Поскольку лобовая атака оказалась невозможной, Председатель решил прибегнуть к давно проверенной и надежной тактике партизанской войны. В конце концов, «война — это тоже политика», — писал он. Похоже, Лю Шаоци и в голову не приходило, что разворачивавшиеся на его глазах события являлись лишь прологом к главной битве. Он видел перед собой Председателя, охваченного стремлением революционизировать культуру и искусство, — Пэн Чжэнь сам виноват, что оказался у него на пути.

Если бы члены высшего партийного руководства, высказав общую точку зрения, остановили бы Мао на уже достигнутом, это могло бы предотвратить надвигавшуюся на них катастрофу. Но такой поступок означал столкновение с Председателем лицом к лицу. Постоянному Комитету Политбюро на это не хватило мужества.
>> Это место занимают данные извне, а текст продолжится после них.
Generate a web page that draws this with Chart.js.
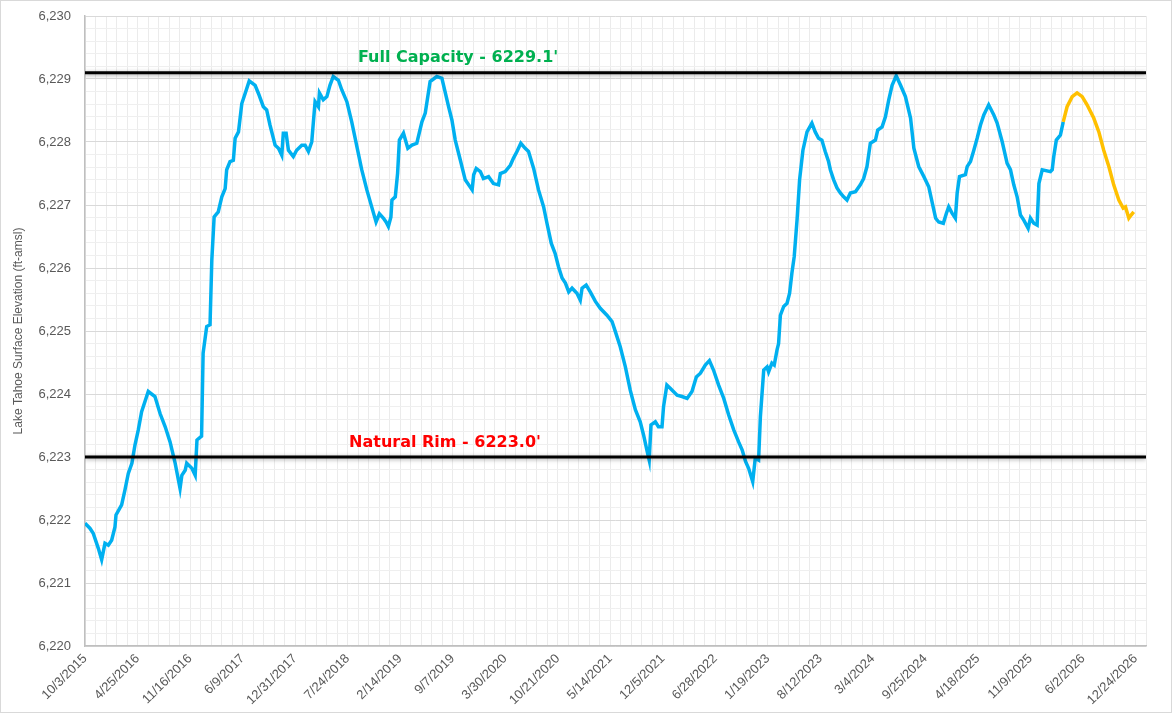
<!DOCTYPE html>
<html>
<head>
<meta charset="utf-8">
<script src="https://cdn.jsdelivr.net/npm/chart.js@4.4.1/dist/chart.umd.min.js"></script>
<style>
  html, body { margin: 0; padding: 0; background: #fff; }
  canvas { display: block; }
</style>
</head>
<body>
<canvas id="tahoe" width="1172" height="713"></canvas>
<script>
// Lake Tahoe surface elevation, observed (blue) and forecast (orange)
const observedDates = [
  '2015-10-03', '2015-10-22', '2015-11-04', '2015-11-24', '2015-12-07', '2015-12-20',
  '2016-01-02', '2016-01-15', '2016-01-28', '2016-02-01', '2016-02-23', '2016-03-07', '2016-03-20', '2016-04-03',
  '2016-04-15', '2016-04-28', '2016-05-11', '2016-06-06', '2016-07-02', '2016-07-22', '2016-08-11', '2016-08-30',
  '2016-09-19', '2016-10-08', '2016-10-15', '2016-10-28', '2016-11-03', '2016-11-23', '2016-12-06', '2016-12-13', '2016-12-31',
  '2017-01-06', '2017-01-20', '2017-02-02', '2017-02-09', '2017-02-18', '2017-03-06', '2017-03-20', '2017-04-02',
  '2017-04-08', '2017-04-21', '2017-05-04', '2017-05-11', '2017-05-24', '2017-06-06', '2017-06-19', '2017-07-05',
  '2017-07-28', '2017-08-10', '2017-08-29', '2017-09-11', '2017-09-24', '2017-10-14', '2017-10-27', '2017-11-09',
  '2017-11-15', '2017-11-26', '2017-12-05', '2017-12-24',
  '2018-01-06', '2018-01-26', '2018-02-08', '2018-02-21', '2018-03-06', '2018-03-12', '2018-03-19', '2018-04-01',
  '2018-04-05', '2018-04-20', '2018-05-04', '2018-05-16', '2018-05-29', '2018-06-18', '2018-07-01', '2018-07-21',
  '2018-08-09', '2018-08-29', '2018-09-17', '2018-10-07', '2018-10-26', '2018-11-12', '2018-11-25', '2018-12-11',
  '2018-12-21', '2018-12-30',
  '2019-01-09', '2019-01-13', '2019-01-26', '2019-02-04', '2019-02-11', '2019-02-27', '2019-03-16', '2019-04-01',
  '2019-04-20', '2019-05-10', '2019-05-23', '2019-06-11', '2019-07-07', '2019-07-27', '2019-08-22', '2019-09-04',
  '2019-09-17', '2019-10-07', '2019-10-26', '2019-11-22', '2019-11-28', '2019-12-08', '2019-12-24',
  '2020-01-05', '2020-01-25', '2020-02-13', '2020-03-04', '2020-03-11', '2020-03-30', '2020-04-19', '2020-05-01',
  '2020-05-15', '2020-05-30', '2020-06-16', '2020-06-29', '2020-07-19', '2020-08-07', '2020-08-27', '2020-09-09',
  '2020-09-26', '2020-10-11', '2020-10-24', '2020-11-07', '2020-11-20', '2020-12-03', '2020-12-16',
  '2021-01-04', '2021-01-17', '2021-01-24', '2021-02-09', '2021-02-25', '2021-03-17', '2021-04-05', '2021-05-01',
  '2021-05-21', '2021-06-03', '2021-06-22', '2021-07-12', '2021-07-31', '2021-08-20', '2021-09-08', '2021-09-21',
  '2021-10-04', '2021-10-13', '2021-10-20', '2021-11-06', '2021-11-18', '2021-12-02', '2021-12-08', '2021-12-21',
  '2022-01-03', '2022-01-30', '2022-02-18', '2022-03-10', '2022-03-29', '2022-04-15', '2022-05-01', '2022-05-20',
  '2022-06-05', '2022-06-21', '2022-07-11', '2022-07-31', '2022-08-19', '2022-09-08', '2022-09-27', '2022-10-11',
  '2022-10-24', '2022-11-05', '2022-11-21', '2022-12-01', '2022-12-14', '2022-12-21',
  '2023-01-03', '2023-01-16', '2023-01-22', '2023-02-04', '2023-02-13', '2023-02-24', '2023-03-02', '2023-03-09',
  '2023-03-22', '2023-04-04', '2023-04-14', '2023-04-23', '2023-05-02', '2023-05-13', '2023-05-23', '2023-06-05',
  '2023-06-21', '2023-07-10', '2023-07-23', '2023-08-05', '2023-08-18', '2023-08-31', '2023-09-13', '2023-09-20',
  '2023-10-03', '2023-10-16', '2023-10-29', '2023-11-11', '2023-11-24', '2023-12-07', '2023-12-27',
  '2024-01-15', '2024-01-28', '2024-02-10', '2024-02-23', '2024-03-14', '2024-03-23', '2024-04-09', '2024-04-22',
  '2024-05-05', '2024-05-18', '2024-06-03', '2024-06-20', '2024-07-09', '2024-07-29', '2024-08-11', '2024-08-30',
  '2024-09-19', '2024-10-08', '2024-10-22', '2024-11-04', '2024-11-16', '2024-12-04', '2024-12-16', '2024-12-25',
  '2025-01-07', '2025-01-20', '2025-01-27', '2025-02-05', '2025-02-28', '2025-03-07', '2025-03-20', '2025-04-02',
  '2025-04-15', '2025-04-28', '2025-05-11', '2025-05-30', '2025-06-19', '2025-07-02', '2025-07-22', '2025-08-10',
  '2025-08-23', '2025-09-05', '2025-09-18', '2025-10-01', '2025-10-14', '2025-10-31', '2025-11-09', '2025-11-22',
  '2025-12-05', '2025-12-12', '2025-12-25',
  '2026-01-26', '2026-02-02', '2026-02-08', '2026-02-18', '2026-03-06', '2026-03-17'
];
const observedLevels = [
  6221.95, 6221.87, 6221.79, 6221.55, 6221.37, 6221.63,
  6221.60, 6221.68, 6221.89, 6222.08, 6222.24, 6222.48, 6222.74, 6222.90,
  6223.19, 6223.43, 6223.72, 6224.04, 6223.96, 6223.69, 6223.48, 6223.24,
  6222.90, 6222.50, 6222.71, 6222.79, 6222.90, 6222.82, 6222.71, 6223.27, 6223.33,
  6224.65, 6225.07, 6225.10, 6226.13, 6226.81, 6226.89, 6227.13, 6227.26,
  6227.56, 6227.69, 6227.71, 6228.06, 6228.16, 6228.61, 6228.77, 6228.97,
  6228.90, 6228.77, 6228.56, 6228.51, 6228.27, 6227.95, 6227.90, 6227.79,
  6228.14, 6228.14, 6227.87, 6227.77,
  6227.87, 6227.95, 6227.95, 6227.85, 6228.00, 6228.30, 6228.64, 6228.56,
  6228.78, 6228.67, 6228.72, 6228.90, 6229.04, 6228.98, 6228.83, 6228.64,
  6228.32, 6227.93, 6227.56, 6227.24, 6226.97, 6226.73, 6226.86, 6226.79,
  6226.73, 6226.66,
  6226.81, 6227.08, 6227.13, 6227.50, 6228.03, 6228.14, 6227.90, 6227.95,
  6227.98, 6228.32, 6228.46, 6228.96, 6229.04, 6229.01, 6228.56, 6228.35,
  6228.03, 6227.71, 6227.40, 6227.24, 6227.48, 6227.58, 6227.53,
  6227.42, 6227.45, 6227.34, 6227.32, 6227.50, 6227.53, 6227.63, 6227.74,
  6227.85, 6227.98, 6227.90, 6227.85, 6227.58, 6227.24, 6226.97, 6226.71,
  6226.39, 6226.23, 6226.02, 6225.84, 6225.76, 6225.62, 6225.68,
  6225.60, 6225.49, 6225.68, 6225.73, 6225.62, 6225.47, 6225.36, 6225.25,
  6225.15, 6224.99, 6224.75, 6224.43, 6224.06, 6223.75, 6223.56, 6223.35,
  6223.11, 6222.95, 6223.51, 6223.56, 6223.48, 6223.48, 6223.80, 6224.14,
  6224.09, 6223.98, 6223.96, 6223.93, 6224.04, 6224.27, 6224.33, 6224.46,
  6224.53, 6224.38, 6224.14, 6223.93, 6223.67, 6223.43, 6223.24, 6223.11,
  6222.93, 6222.82, 6222.61, 6222.98, 6222.95, 6223.64,
  6224.38, 6224.43, 6224.35, 6224.49, 6224.46, 6224.70, 6224.80, 6225.25,
  6225.39, 6225.44, 6225.60, 6225.92, 6226.18, 6226.76, 6227.40, 6227.87,
  6228.16, 6228.30, 6228.16, 6228.06, 6228.03, 6227.85, 6227.69, 6227.56,
  6227.40, 6227.27, 6227.19, 6227.13, 6227.08, 6227.19, 6227.21,
  6227.32, 6227.42, 6227.61, 6227.98, 6228.03, 6228.19, 6228.24, 6228.40,
  6228.67, 6228.90, 6229.05, 6228.90, 6228.72, 6228.38, 6227.90, 6227.61,
  6227.45, 6227.29, 6227.03, 6226.79, 6226.73, 6226.71, 6226.87, 6226.97,
  6226.87, 6226.79, 6227.19, 6227.45, 6227.48, 6227.61, 6227.69, 6227.87,
  6228.06, 6228.27, 6228.43, 6228.59, 6228.43, 6228.30, 6228.00, 6227.66,
  6227.56, 6227.32, 6227.13, 6226.84, 6226.76, 6226.63, 6226.79, 6226.71,
  6226.68, 6227.34, 6227.56,
  6227.53, 6227.56, 6227.77, 6228.03, 6228.11, 6228.32
];
const forecastDates = [
  '2026-03-17', '2026-04-01', '2026-04-21', '2026-05-10', '2026-05-30', '2026-06-18', '2026-07-14', '2026-08-03',
  '2026-08-22', '2026-09-11', '2026-09-30', '2026-10-20', '2026-11-06', '2026-11-15', '2026-11-28', '2026-12-07',
  '2026-12-17'
];
const forecastLevels = [
  6228.32, 6228.56, 6228.72, 6228.78, 6228.72, 6228.59, 6228.38, 6228.16,
  6227.87, 6227.61, 6227.32, 6227.08, 6226.95, 6226.97, 6226.79, 6226.84,
  6226.89
];
const xTickLabels = [
  '10/3/2015', '4/25/2016', '11/16/2016', '6/9/2017', '12/31/2017', '7/24/2018', '2/14/2019',
  '9/7/2019', '3/30/2020', '10/21/2020', '5/14/2021', '12/5/2021', '6/28/2022', '1/19/2023',
  '8/12/2023', '3/4/2024', '9/25/2024', '4/18/2025', '11/9/2025', '6/2/2026', '12/24/2026'
];
const fullCapacity = 6229.1;
const naturalRim = 6223.0;

const axisStart = '2015-10-03';
const axisEnd = '2027-02-03';
const minorDays = 41;   // 5 minor steps per labelled step of 205 days

function toDay(s) {
  const [y, m, d] = s.split('-').map(Number);
  const [y0, m0, d0] = axisStart.split('-').map(Number);
  return Math.round((Date.UTC(y, m - 1, d) - Date.UTC(y0, m0 - 1, d0)) / 86400000);
}

const observed = observedDates.map((d, i) => ({ x: toDay(d), y: observedLevels[i] }));
const forecast = forecastDates.map((d, i) => ({ x: toDay(d), y: forecastLevels[i] }));
const xMax = toDay(axisEnd);

const txtGray = '#595959';
const tickFont = { family: 'Liberation Sans', size: 13 };

const lineShadow = {
  id: 'lineShadow',
  beforeDatasetDraw(chart, args) {
    if (args.meta._dataset.shadow) {
      const ctx = chart.ctx;
      ctx.save();
      ctx.shadowColor = 'rgba(0,0,0,0.35)';
      ctx.shadowBlur = 4;
      ctx.shadowOffsetY = 1;
    }
  },
  afterDatasetDraw(chart, args) {
    if (args.meta._dataset.shadow) chart.ctx.restore();
  }
};

const lineLabels = {
  id: 'lineLabels',
  afterDatasetsDraw(chart) {
    const { ctx, scales: { x, y } } = chart;
    ctx.save();
    ctx.font = 'bold 16px "DejaVu Sans"';
    ctx.textAlign = 'center';
    ctx.textBaseline = 'bottom';
    ctx.fillStyle = '#00B050';
    ctx.fillText("Full Capacity - 6229.1'", x.getPixelForValue(toDay('2019-09-28')), y.getPixelForValue(fullCapacity) - 7);
    ctx.fillStyle = '#FF0000';
    ctx.fillText("Natural Rim - 6223.0'", x.getPixelForValue(toDay('2019-08-08')), y.getPixelForValue(naturalRim) - 6);
    ctx.restore();
  }
};

const frame = {
  id: 'frame',
  beforeDraw(chart) {
    const ctx = chart.ctx;
    ctx.save();
    ctx.fillStyle = '#fff';
    ctx.fillRect(0, 0, chart.width, chart.height);
    ctx.strokeStyle = '#d9d9d9';
    ctx.lineWidth = 1;
    ctx.strokeRect(0.5, 0.5, chart.width - 1, chart.height - 1);
    ctx.restore();
  }
};

new Chart(document.getElementById('tahoe'), {
  type: 'line',
  data: {
    datasets: [
      { data: observed, borderColor: '#00B0F0', borderWidth: 3.5, pointRadius: 0, tension: 0, order: 3 },
      { data: forecast, borderColor: '#FFC000', borderWidth: 3.5, pointRadius: 0, tension: 0, order: 2 },
      { data: [{ x: 0, y: fullCapacity }, { x: xMax, y: fullCapacity }], borderColor: '#000', borderWidth: 3, pointRadius: 0, shadow: true, order: 1 },
      { data: [{ x: 0, y: naturalRim }, { x: xMax, y: naturalRim }], borderColor: '#000', borderWidth: 3, pointRadius: 0, shadow: true, order: 1 }
    ]
  },
  options: {
    responsive: false,
    animation: false,
    layout: { padding: { top: 16, right: 26, left: 0, bottom: 0 } },
    plugins: { legend: { display: false }, tooltip: { enabled: false } },
    scales: {
      x: {
        type: 'linear',
        min: 0,
        max: xMax,
        afterFit(scale) { scale.height = 67; },
        border: { color: '#bfbfbf', width: 1.5 },
        grid: { color: '#ebebeb', drawTicks: false },
        ticks: {
          stepSize: minorDays,
          autoSkip: false,
          minRotation: 45,
          maxRotation: 45,
          padding: 5,
          color: txtGray,
          font: tickFont,
          callback(v, i) { return i % 5 === 0 ? (xTickLabels[i / 5] || '') : ''; }
        }
      },
      y: {
        min: 6220,
        max: 6230,
        afterFit(scale) {
          scale.width = 85;
          scale.paddingTop = 0;
          scale.paddingBottom = 0;
        },
        border: { color: '#bfbfbf', width: 1.5 },
        grid: {
          drawTicks: false,
          color: c => Math.abs(c.tick.value - Math.round(c.tick.value)) < 1e-6 ? '#d9d9d9' : '#efefef'
        },
        title: {
          display: true,
          text: 'Lake Tahoe Surface Elevation (ft-amsl)',
          color: txtGray,
          font: { family: 'Liberation Sans', size: 12 },
          padding: { top: 11, bottom: 0 }
        },
        ticks: {
          stepSize: 0.2,
          autoSkip: false,
          padding: 14,
          color: txtGray,
          font: tickFont,
          callback(v) {
            return Math.abs(v - Math.round(v)) < 1e-6 ? Math.round(v).toLocaleString('en-US') : '';
          }
        }
      }
    }
  },
  plugins: [frame, lineShadow, lineLabels]
});
</script>
</body>
</html>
Тот же крутой замес из трусости и себялюбия с новой силой дал о себе знать и в 1966 году. Начавшаяся с подачи услужливого Линь Бяо канонизация Мао и его трудов приняла такие масштабы, что выступить против решился бы только блаженный. Председатель предусмотрел все. Отсутствие Лю накануне совещания в Ханчжоу означало, что времени организовать сопротивление у потенциальных противников нет. Последовавшее затем заседание Политбюро в Пекине по настоянию Мао было расширенным: помимо членов Политбюро, в нем приняли участие около шестидесяти отобранных лично Председателем человек. Не имея права голоса, они играли толпу, в присутствии Которой деловая дискуссия теряла всякий смысл.